Oh that flying spaghetti monster... he is a scamp...
It turns out that you can create a vortex with hexagonal, square, or even star shaped sides here on Earth. 

In a motorised bucket, in fact. 

A team from the Technical University of Denmark proved this using transparent buckets with metal bottoms that rotated at high speed. They filled the bucket with water and spun the bottom to whip up the liquid into a whirlpool. The researchers found that, when their buckets got up to serious speeds, the whirlpool formed wasn't circular - as the bucket sped up, it became elliptical, then double eyed*, then a three-sided star, a square, a pentagon, and at the highest speeds (about seven spins of the base a second), a hexagon.
Above: They dropped some ink into the bucket, and lit it from underneath to get the photos. Courtesy of the Technical University of Denmark.
The problem with this is that Saturn is a huge ringed planet, not a huge bucket with a spinning bottom***. But it proves that spinning fluids can create straight sided shapes, so there doesn’t need to be anything fundamentally weird about Saturn’s north pole for the hexagon to happen. 
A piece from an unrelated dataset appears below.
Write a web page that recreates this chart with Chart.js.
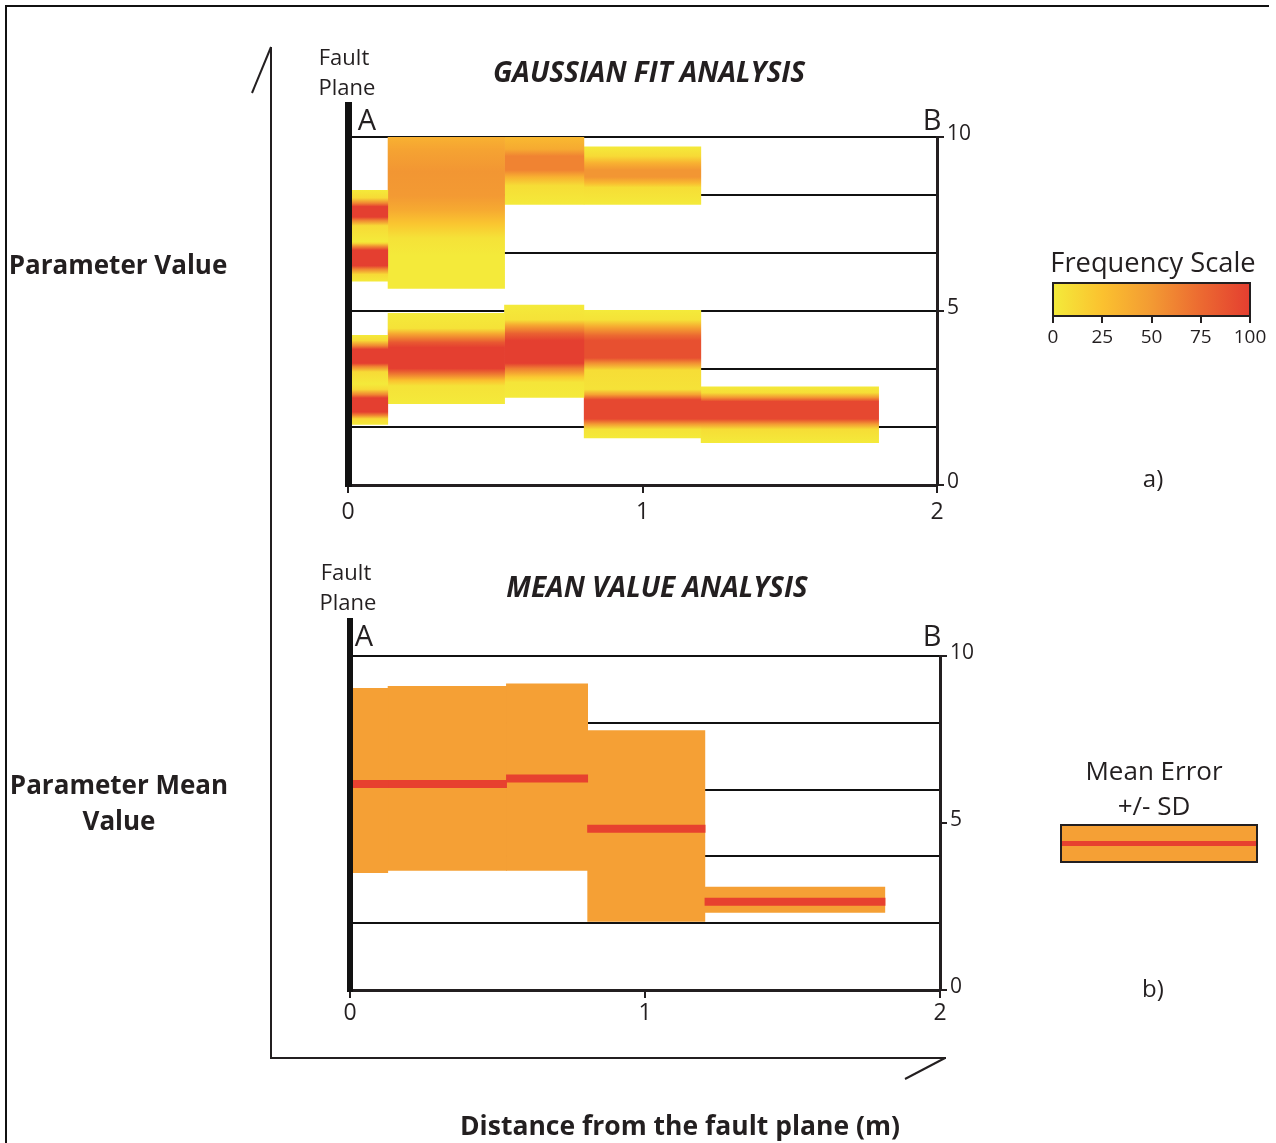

A better answer, using the some similar fluid physics laws to the bucket experiment, came from a team at the New Mexico Institute of Mining and Technology: A series of computer simulations of a jet stream – a high altitude wind current - around Saturn’s pole were run and, to their surprise, with the right start conditions the simulated jet naturally settled into a stable hexagonal shape that rotates around the pole. 

So the hexagon is actually the result of the right start conditions and a few natural perturbations? 

That might be the answer – but hold on: The Mexico team’s simulation doesn’t replicate all the features of the hexagon… and it’s just a simulation, however well made and carefully run. 
A definitive answer will need a return mission to Saturn itself… 

*If you’re asking the question anyway: Supercritical fluid happens when the pressure and temperature of a fluid is so high it has properties of both a gas and a liquid - it’s a bizarre state, but deeper into a giant planets core things get weirder, with endless oceans of liquid metallic hydrogen, and possibly diamond bergs lurking I the murk.

** Both these first two have also been seen in hurricanes at Venus’ poles. 

*** If that's your personal theory I respect your opinion. Except I don't because it's not, and that's nuts.